## begin RECORD LIST

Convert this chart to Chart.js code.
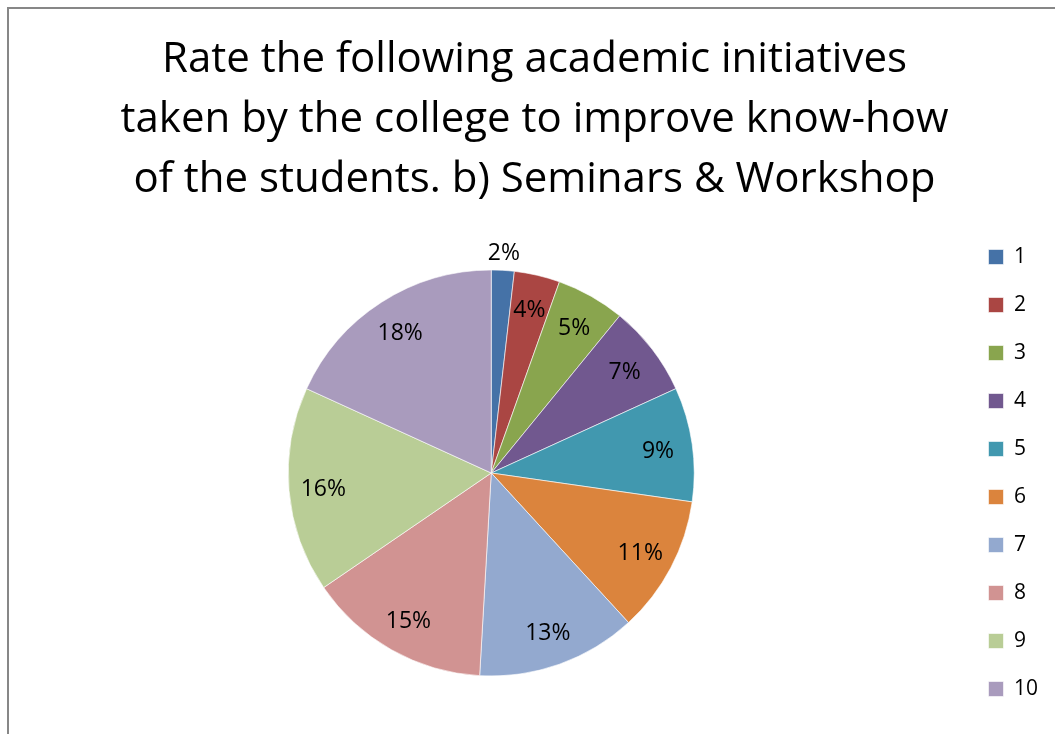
<!DOCTYPE html>
<html>
<head>
<meta charset="utf-8">
<script src="https://cdn.jsdelivr.net/npm/chart.js@4.4.1/dist/chart.umd.min.js"></script>
<style>
    html, body { margin: 0; padding: 0; background: #fff; }
    #wrap { position: relative; width: 1055px; height: 734px; overflow: hidden; }
    #frame {
        position: absolute; left: 7px; top: 7px; right: -10px; bottom: -10px;
        border-left: 2px solid #878787; border-top: 2px solid #878787;
        pointer-events: none;
    }
</style>
</head>
<body>
<div id="wrap">
    <canvas id="pie" width="1055" height="734"></canvas>
    <div id="frame"></div>
</div>
<script>
    "use strict";

    // chart data
    const titleLines = [
        "Rate the following academic initiatives",
        "taken by the college to improve know-how",
        "of the students. b) Seminars & Workshop"
    ];
    const categories = ["1", "2", "3", "4", "5", "6", "7", "8", "9", "10"];
    const counts = [1, 2, 3, 4, 5, 6, 7, 8, 9, 10];
    const sliceColors = ["#4572A7", "#AA4643", "#89A54E", "#71588F", "#4198AF",
                         "#DB843D", "#93A9CF", "#D19392", "#B9CD96", "#A99BBD"];

    const FONT = "'Open Sans', 'Noto Sans', sans-serif";

    // percentage labels, inside the slice or just outside when it is too thin
    const pctLabels = {
        id: "pctLabels",
        afterDatasetsDraw(chart) {
            const ctx = chart.ctx;
            const meta = chart.getDatasetMeta(0);
            const values = chart.data.datasets[0].data;
            const total = values.reduce((a, b) => a + b, 0);
            ctx.save();
            ctx.font = "23px " + FONT;
            ctx.fillStyle = "#000";
            ctx.textAlign = "center";
            ctx.textBaseline = "middle";
            meta.data.forEach((arc, i) => {
                const p = arc.getProps(["x", "y", "startAngle", "endAngle", "outerRadius"], true);
                const share = values[i] / total;
                const mid = (p.startAngle + p.endAngle) / 2;
                const dist = share < 0.03 ? p.outerRadius + 19 : p.outerRadius * 0.83;
                const txt = Math.round(share * 100) + "%";
                ctx.fillText(txt, p.x + Math.cos(mid) * dist, p.y + Math.sin(mid) * dist + 2);
            });
            ctx.restore();
        }
    };

    new Chart(document.getElementById("pie"), {
        type: "pie",
        data: {
            labels: categories,
            datasets: [{
                data: counts,
                backgroundColor: sliceColors,
                borderColor: "rgba(255,255,255,0.6)",
                borderWidth: 1,
                radius: 203
            }]
        },
        options: {
            responsive: false,
            animation: false,
            layout: {
                padding: { left: 21, right: 7, top: 0, bottom: 7 }
            },
            plugins: {
                title: {
                    display: true,
                    text: titleLines,
                    color: "#000",
                    font: { family: FONT, size: 42, weight: "normal", lineHeight: 60 / 42 },
                    padding: { top: 30, bottom: 9 }
                },
                legend: {
                    position: "right",
                    align: "center",
                    fullSize: false,
                    labels: {
                        color: "#000",
                        font: { family: FONT, size: 21 },
                        boxWidth: 15,
                        boxHeight: 15,
                        padding: 27
                    }
                },
                tooltip: { enabled: false }
            }
        },
        plugins: [pctLabels]
    });
</script>
</body>
</html>
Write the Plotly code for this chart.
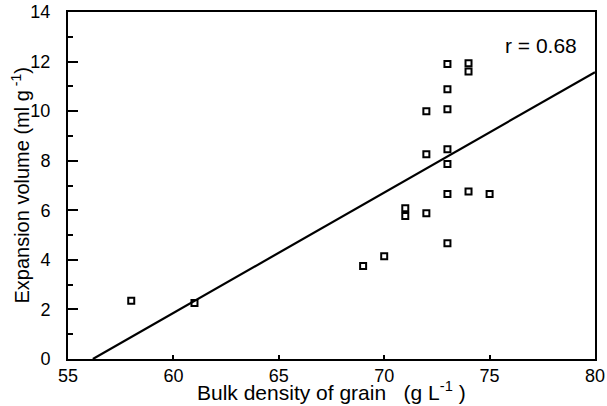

## end RECORD LIST

◆ EXERCISE PROMPT: Report only the number of lines that hold the word "this".

◆ EXERCISE ANSWER: 2